**What is asked**
Count the lines that include the string "with", and give only that number.

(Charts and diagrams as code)

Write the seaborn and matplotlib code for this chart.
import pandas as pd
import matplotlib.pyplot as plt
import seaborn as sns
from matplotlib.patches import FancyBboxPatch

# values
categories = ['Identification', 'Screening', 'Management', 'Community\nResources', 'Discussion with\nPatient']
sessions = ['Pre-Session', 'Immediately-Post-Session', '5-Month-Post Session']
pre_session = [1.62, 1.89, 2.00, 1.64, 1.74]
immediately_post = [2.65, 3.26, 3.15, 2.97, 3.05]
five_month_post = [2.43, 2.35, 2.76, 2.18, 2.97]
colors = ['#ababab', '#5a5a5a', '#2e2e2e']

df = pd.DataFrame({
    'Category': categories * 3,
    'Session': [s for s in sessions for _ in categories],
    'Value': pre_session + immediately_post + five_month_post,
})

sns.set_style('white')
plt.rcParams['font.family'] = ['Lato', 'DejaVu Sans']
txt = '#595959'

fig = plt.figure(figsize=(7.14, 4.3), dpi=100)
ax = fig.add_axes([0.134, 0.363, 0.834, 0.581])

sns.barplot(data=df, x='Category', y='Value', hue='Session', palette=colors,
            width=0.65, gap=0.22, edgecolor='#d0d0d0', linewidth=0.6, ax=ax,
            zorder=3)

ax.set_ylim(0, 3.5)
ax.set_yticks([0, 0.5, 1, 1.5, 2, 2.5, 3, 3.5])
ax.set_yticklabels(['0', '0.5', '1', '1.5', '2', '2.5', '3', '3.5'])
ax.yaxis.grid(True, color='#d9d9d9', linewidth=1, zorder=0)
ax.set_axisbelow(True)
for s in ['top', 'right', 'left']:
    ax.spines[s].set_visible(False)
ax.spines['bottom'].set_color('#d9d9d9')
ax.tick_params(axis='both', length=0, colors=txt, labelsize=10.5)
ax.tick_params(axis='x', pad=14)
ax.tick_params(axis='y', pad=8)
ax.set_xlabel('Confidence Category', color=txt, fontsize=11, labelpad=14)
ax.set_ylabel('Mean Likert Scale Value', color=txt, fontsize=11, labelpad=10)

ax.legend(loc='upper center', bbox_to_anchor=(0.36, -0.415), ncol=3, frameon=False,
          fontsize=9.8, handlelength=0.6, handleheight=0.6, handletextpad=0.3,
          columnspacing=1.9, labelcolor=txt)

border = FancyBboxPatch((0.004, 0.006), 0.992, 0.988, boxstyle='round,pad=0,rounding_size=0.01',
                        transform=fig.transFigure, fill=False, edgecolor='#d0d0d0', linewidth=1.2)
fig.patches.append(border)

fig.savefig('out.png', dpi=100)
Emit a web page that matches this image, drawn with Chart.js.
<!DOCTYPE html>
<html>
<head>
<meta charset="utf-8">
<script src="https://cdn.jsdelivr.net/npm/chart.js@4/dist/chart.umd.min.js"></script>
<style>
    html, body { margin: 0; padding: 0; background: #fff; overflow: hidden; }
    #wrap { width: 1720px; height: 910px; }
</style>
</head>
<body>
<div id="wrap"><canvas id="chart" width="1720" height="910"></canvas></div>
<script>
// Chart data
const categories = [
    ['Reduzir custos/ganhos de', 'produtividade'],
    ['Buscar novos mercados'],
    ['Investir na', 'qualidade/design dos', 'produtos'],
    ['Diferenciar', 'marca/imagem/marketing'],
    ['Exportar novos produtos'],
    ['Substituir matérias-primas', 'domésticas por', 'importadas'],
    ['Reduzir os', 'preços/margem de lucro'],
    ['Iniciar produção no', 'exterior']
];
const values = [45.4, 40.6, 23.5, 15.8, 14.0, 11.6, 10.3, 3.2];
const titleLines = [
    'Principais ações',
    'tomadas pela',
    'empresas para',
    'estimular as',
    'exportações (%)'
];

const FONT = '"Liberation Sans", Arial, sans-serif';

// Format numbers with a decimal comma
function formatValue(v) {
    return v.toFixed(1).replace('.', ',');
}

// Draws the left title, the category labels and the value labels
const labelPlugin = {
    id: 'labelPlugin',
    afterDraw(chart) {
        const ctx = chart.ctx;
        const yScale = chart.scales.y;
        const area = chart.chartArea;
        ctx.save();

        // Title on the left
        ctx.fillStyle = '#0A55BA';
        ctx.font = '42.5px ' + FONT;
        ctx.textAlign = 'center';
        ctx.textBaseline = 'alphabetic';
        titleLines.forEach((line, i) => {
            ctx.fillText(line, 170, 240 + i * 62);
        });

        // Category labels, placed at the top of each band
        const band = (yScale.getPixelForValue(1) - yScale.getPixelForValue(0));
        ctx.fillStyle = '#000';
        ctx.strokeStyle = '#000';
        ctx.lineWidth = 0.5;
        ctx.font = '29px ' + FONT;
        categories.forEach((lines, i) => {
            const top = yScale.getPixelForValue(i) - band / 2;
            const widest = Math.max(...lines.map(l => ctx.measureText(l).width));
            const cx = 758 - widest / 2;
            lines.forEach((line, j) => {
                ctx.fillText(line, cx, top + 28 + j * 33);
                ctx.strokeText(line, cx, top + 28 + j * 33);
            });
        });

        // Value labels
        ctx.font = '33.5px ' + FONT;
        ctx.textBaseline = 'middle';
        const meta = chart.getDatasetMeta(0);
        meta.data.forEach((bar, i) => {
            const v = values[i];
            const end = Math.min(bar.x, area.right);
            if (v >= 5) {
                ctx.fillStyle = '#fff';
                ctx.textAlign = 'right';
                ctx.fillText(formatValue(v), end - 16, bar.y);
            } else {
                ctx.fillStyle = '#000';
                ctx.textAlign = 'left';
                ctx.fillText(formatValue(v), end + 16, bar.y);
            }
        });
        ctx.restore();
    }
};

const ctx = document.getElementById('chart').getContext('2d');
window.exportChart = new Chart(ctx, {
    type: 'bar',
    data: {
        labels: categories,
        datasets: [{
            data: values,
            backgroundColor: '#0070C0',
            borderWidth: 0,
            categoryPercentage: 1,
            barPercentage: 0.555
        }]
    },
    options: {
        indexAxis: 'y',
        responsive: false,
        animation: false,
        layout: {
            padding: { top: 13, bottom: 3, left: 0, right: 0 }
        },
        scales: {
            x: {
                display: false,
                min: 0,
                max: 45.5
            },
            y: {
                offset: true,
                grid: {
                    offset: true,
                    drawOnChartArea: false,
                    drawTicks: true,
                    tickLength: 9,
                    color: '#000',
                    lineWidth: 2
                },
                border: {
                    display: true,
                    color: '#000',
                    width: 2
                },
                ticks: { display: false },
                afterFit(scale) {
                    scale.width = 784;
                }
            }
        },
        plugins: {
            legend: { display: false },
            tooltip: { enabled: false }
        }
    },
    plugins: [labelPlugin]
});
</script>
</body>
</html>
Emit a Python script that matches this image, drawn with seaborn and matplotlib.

**Answer in full**
4